El mundo moderno nos ha acostumbrado a una forma de vida en la que el tiempo hace de nosotros sus esclavos, y nos impide parar y ver lo que nos rodea con los ojos del alma, con la visión del pensador, del filósofo que es capaz de leer en los símbolos, y de buscar la sabiduría no solo en los textos, sino también en el mundo que le rodea.

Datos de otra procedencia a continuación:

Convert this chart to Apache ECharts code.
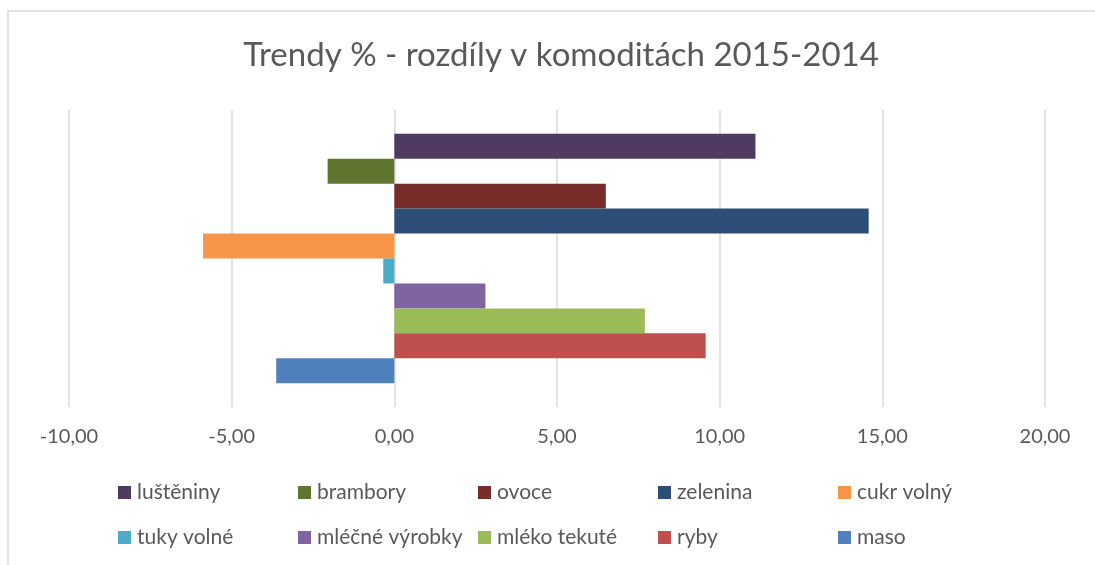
<!DOCTYPE html>
<html>
<head>
<meta charset="utf-8">
<script src="https://cdn.jsdelivr.net/npm/echarts@6/dist/echarts.min.js"></script>
<style>
  html, body { margin: 0; padding: 0; background: #fff; }
  #main { width: 1095px; height: 565px; }
</style>
</head>
<body>
<div id="main"></div>
<script>
// data
var names = ['luštěniny', 'brambory', 'ovoce', 'zelenina', 'cukr volný',
  'tuky volné', 'mléčné výrobky', 'mléko tekuté', 'ryby', 'maso'];
var values = [11.1, -2.05, 6.5, 14.58, -5.88, -0.34, 2.8, 7.7, 9.57, -3.63];
var colors = ['#4f3b62', '#607530', '#772c2a', '#2c4d75', '#f79646',
  '#4bacc6', '#8064a2', '#9bbb59', '#c0504d', '#4f81bd'];
var xTicks = { min: -10, max: 20, step: 5 };

var fontFam = 'Lato, "Open Sans", sans-serif';
var textCol = '#595959';

var chartDom = document.getElementById('main');
var myChart = echarts.init(chartDom);

var series = names.map(function (n, i) {
  return {
    name: n,
    type: 'bar',
    data: [values[i]],
    itemStyle: { color: colors[i] },
    barGap: '0%',
    barCategoryGap: '16%',
    animation: false
  };
});

// one legend per item so that the columns line up like the original
var legends = names.map(function (n, i) {
  return {
    data: [n],
    left: 113 + 180 * (i % 5),
    top: i < 5 ? 477 : 522,
    icon: 'rect',
    itemWidth: 13,
    itemHeight: 13,
    itemGap: 0,
    selectedMode: false,
    textStyle: {
      fontFamily: fontFam,
      fontSize: 21,
      color: textCol,
      padding: [0, 0, 0, 1]
    }
  };
});

var option = {
  backgroundColor: '#fff',
  title: {
    text: 'Trendy % - rozdíly v komoditách 2015-2014',
    left: 556,
    top: 34,
    textAlign: 'center',
    textStyle: {
      fontFamily: fontFam,
      fontSize: 33,
      fontWeight: 'normal',
      color: textCol
    }
  },
  legend: legends,
  grid: { left: 69, right: 50, top: 110, bottom: 158 },
  xAxis: {
    type: 'value',
    min: xTicks.min,
    max: xTicks.max,
    interval: xTicks.step,
    axisLine: { show: false },
    axisTick: { show: false },
    splitLine: { lineStyle: { color: '#d9d9d9', width: 1.5 } },
    axisLabel: {
      margin: 20,
      fontFamily: fontFam,
      fontSize: 20,
      color: textCol,
      formatter: function (v) { return v.toFixed(2).replace('.', ','); }
    }
  },
  yAxis: {
    type: 'category',
    data: [''],
    axisLine: { show: false },
    axisTick: { show: false },
    axisLabel: { show: false }
  },
  graphic: [{
    type: 'rect',
    shape: { x: 8, y: 11, width: 1200, height: 700 },
    style: { fill: null, stroke: '#d9d9d9', lineWidth: 1.5 },
    silent: true
  }],
  series: series
};

myChart.setOption(option);
window.addEventListener('resize', function () { myChart.resize(); });
</script>
</body>
</html>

No era así durante los siglos XII y XIII, cuando una verdadera revolución de la fe iluminó las artes y las ciencias dejándolas al servicio del espíritu. Fue entonces cuando nació el siglo de las catedrales. Ese espíritu llevó al hombre de la vieja Europa a una fiebre de construir más de doscientas catedrales, en aquellos lugares donde se ubicaban las viejas y destartaladas iglesias, que ocupaban a su vez los ancestrales lugares de culto de los viejos pobladores del continente.
Fueron los constructores de las catedrales los que, encarnando los principios de la arquitectura sagrada sobre la piedra, hicieron de las catedrales un espacio privilegiado de unión entre el hombre y Dios, entre el hombre y el cosmos.
Cada catedral tiene, sin embargo, sus propias características. No hay ninguna igual a otra, todas recrean las viejas normas de construcción dictadas por el maestro constructor, pero cada una de ellas guarda su singularidad además de su ubicación, que las hace únicas.
Las catedrales no eran solamente templos, como hemos dicho, dedicados estrictamente al culto religioso; a su vez, se convierten en lugares de encuentro, de discusión, de contemplación. De ello surge el concepto de la escuela-catedral, donde se imparten conocimientos de las llamadas artes liberales, divididas en el trívium (retórica, gramática y dialéctica) y el quadrívium (aritmética, geometría, astrología y música), siendo muy pronto la dialéctica la que se convirtió en la materia maestra como arte del razonamiento. La catedral debe considerarse una recreación del mundo y de sus leyes: desde la formulación de su proyecto hasta la elección de la fecha de colocación de su primera piedra, reflejan al universo y su manifestación. Así se establece una relación trivalente entre el Hombre, el Mundo y Dios.
La catedral reproduce los tres niveles, es decir, el Cielo, la Tierra, y el Mundo Subterráneo, o sea, el espíritu, el alma y el cuerpo del templo. El hombre y el templo han sido creados con el mismo modelo, y el lazo que une al hombre y a la Divinidad es la catedral. El mundo subterráneo es la sede de las potencias ctónicas, donde las semillas fructifican gracias a las energías telúricas que reciben. Estas fuerzas están representadas por la virgen negra, venerada en lugares como la cripta de las catedrales, y relacionada con los misterios de la resurrección y de la transmutación.
La tierra es el medio donde se desarrolla la vida, la naturaleza con todos sus elementos. Es el hábitat humano durante su estancia terrestre. El cielo es la sede de la luz de las potencias solares y de la Divinidad, es aquí donde se anuda la construcción y se encarna a modo de bóveda. El nudo que ata este mundo es la piedra clave, que concentra y difunde las fuerzas hacia las columnas, de la misma manera que el cielo difunde sus energías y se une con la tierra. El templo por excelencia, la catedral, es un espacio de transmutación, puesto que es capaz de transformar lo profano en sagrado, lo que significa una operación alquímica.
La alquimia estaba considerada como la ciencia de las transformaciones, y estas podían operar tanto a nivel físico como psíquico o espiritual. Cierto número de catedrales presentan en sus representaciones los medallones con los signos de conocimiento alquímico que los constructores labraron en ciertos lugares muy significativos de las catedrales. La búsqueda alquímica sobrepasa los conocimientos sobre la materia, es la práctica a través de la cual la materia, la psique y el espíritu podrían volver a la unidad primordial, es decir, a Dios.